During Sunday services, therefore, you should be attentive to the needs around you. Build relationships with other women and learn where they are in their walk with the Lord. Seek out those behind you and those ahead of you. Remember, you have riches in Christ to give and to receive—and there’s no better place than a church to do just that.
Then, let what happens on Sunday spill over into the rest of the week. Share a church pew, then start sharing dinner tables, sidewalks, and car rides. If you are pressed for time, fold others into your schedule. Wonderful discipling happens when you show others what Christlikeness looks like in the ordinary and the hectic. Conversations of eternal value can happen even while folding laundry, going on a run, driving to pick up kids from school, and, of course, sharing the proverbial cup of coffee.

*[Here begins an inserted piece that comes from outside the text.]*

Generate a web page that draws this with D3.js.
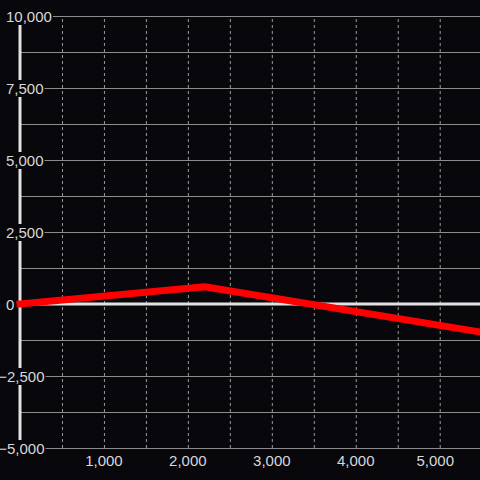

If you are convicted about the lack of intimate discipling in your life, take heart. You don’t have to stay in that place, and God doesn’t want you to. He doesn’t dangle a good gift like discipling and dole out loneliness instead. Scripture’s gifts and instruction are by no means inaccessible or an ideal too far off. Rather, in Christ, we are blessed with “every spiritual blessing in the heavenly places” (Eph. 1:3). Pray passages like Titus 2:3–5 and John 13:34–35 back to the Lord and ask him to provide discipling relationships. If you are looking for someone to disciple, remember that other women are praying for someone like you.
Years later, I’m thankful that God did not leave me, brownie in hand, hungry for discipling. If I could go back to that family circle, I would tell them about Linda, a mom of eleven who loves to study the Puritans. Her conscience is soft to the Holy Spirit’s prodding, and she draws from a deep well of Scripture memorization in every conversation. She agreed to walk with me weekly at some points and daily at others. She has invested heavily in my walk with Christ, my marriage, and my newfound role as a mother.
I would also tell them about Theresa, a missionary of 40 years who has invited me into her home again and again and has faithfully prayed for and with me for two years. She’s bounced my fussing son on her knee and helped me think through topics of great weight, such as a young child’s profession of faith.
I would talk about Megan, a young seminary student who is newly engaged. When I share my memories and experiences of that time with her, I find myself remembering lessons the Lord taught me then that I need just as much now.
Praise the Lord for these portraits of God’s grace in my life, as well as for the gift of discipling and being discipled.